─── INPUT MATERIAL

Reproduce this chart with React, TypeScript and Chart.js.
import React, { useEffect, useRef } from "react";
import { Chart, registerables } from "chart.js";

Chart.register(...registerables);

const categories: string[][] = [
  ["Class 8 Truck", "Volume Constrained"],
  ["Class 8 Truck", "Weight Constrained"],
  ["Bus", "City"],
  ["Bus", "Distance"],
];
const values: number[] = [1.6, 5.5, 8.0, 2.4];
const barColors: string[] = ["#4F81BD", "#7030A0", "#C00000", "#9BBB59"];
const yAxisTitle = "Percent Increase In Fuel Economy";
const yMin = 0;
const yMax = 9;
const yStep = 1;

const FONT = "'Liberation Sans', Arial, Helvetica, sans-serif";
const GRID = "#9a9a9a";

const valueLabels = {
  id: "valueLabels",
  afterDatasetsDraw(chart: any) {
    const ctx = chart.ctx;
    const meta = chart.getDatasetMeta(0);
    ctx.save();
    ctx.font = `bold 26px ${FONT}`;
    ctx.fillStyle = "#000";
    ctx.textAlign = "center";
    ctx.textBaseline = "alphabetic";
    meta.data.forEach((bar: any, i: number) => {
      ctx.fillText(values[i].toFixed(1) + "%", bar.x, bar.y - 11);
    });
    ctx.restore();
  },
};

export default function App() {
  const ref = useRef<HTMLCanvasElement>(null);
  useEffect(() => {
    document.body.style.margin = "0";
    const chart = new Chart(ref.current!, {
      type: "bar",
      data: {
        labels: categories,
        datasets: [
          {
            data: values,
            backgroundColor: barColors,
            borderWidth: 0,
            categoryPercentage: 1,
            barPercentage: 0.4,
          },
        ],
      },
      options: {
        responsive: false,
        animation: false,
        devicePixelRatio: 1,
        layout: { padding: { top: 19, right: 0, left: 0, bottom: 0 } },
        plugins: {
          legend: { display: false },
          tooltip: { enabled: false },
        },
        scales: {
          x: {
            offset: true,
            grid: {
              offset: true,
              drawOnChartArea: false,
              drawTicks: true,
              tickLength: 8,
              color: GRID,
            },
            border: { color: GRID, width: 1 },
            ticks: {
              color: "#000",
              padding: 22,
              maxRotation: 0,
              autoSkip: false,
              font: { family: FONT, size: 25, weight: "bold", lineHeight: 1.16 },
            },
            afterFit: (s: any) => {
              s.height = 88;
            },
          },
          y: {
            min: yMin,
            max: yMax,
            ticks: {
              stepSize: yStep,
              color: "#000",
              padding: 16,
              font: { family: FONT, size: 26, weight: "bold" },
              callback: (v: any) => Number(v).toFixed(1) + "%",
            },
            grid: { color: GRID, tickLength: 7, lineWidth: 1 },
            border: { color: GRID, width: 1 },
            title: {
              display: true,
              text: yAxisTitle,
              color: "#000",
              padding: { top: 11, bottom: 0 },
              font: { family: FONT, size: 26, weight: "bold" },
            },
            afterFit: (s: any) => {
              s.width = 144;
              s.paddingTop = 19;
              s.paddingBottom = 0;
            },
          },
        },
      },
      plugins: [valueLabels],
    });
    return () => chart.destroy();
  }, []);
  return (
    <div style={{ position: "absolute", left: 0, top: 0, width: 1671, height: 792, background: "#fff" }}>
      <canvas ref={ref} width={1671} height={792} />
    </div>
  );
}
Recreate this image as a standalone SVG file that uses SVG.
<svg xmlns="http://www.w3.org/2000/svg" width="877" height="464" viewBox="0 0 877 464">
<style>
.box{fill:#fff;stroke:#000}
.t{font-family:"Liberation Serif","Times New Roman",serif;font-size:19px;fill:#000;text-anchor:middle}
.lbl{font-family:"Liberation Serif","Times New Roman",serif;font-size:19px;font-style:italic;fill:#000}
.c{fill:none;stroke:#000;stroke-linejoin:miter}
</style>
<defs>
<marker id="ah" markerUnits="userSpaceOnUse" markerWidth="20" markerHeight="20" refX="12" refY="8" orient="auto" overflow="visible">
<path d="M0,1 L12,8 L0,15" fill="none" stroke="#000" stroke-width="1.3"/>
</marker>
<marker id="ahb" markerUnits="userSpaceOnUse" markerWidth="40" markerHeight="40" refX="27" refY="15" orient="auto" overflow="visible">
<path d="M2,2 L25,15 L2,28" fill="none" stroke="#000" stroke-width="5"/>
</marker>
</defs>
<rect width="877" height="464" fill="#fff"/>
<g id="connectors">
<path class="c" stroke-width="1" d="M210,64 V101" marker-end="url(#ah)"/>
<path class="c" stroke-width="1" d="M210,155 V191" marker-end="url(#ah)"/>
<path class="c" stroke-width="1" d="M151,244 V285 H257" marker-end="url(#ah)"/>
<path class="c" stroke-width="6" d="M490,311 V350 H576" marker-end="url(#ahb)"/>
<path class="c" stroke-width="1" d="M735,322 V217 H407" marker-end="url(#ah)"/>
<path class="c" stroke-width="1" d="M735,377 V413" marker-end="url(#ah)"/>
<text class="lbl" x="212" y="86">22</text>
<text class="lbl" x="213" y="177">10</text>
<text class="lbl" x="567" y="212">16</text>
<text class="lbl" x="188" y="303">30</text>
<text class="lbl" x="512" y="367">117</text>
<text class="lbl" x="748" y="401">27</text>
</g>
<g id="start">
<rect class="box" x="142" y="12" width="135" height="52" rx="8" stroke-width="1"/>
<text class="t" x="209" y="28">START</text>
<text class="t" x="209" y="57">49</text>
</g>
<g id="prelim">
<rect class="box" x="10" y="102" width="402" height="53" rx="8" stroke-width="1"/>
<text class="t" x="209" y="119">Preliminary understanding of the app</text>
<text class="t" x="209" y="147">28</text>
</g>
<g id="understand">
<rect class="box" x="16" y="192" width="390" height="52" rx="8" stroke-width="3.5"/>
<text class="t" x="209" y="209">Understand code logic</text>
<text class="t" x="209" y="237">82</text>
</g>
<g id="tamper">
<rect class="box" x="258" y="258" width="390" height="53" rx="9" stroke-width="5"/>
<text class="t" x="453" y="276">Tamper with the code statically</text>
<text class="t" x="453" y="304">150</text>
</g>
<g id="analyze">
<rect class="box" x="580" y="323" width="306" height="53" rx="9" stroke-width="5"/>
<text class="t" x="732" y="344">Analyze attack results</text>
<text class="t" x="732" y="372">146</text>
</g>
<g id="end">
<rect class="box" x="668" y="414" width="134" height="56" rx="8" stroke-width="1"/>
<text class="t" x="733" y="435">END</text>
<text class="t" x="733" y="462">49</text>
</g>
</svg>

──────

Up to and including the line with "Chart.register(...registerables);", repeat the data exactly, starting from its first line; nothing else belongs in the response.

Reproduce this chart with React, TypeScript and Chart.js.
import React, { useEffect, useRef } from "react";
import { Chart, registerables } from "chart.js";

Chart.register(...registerables);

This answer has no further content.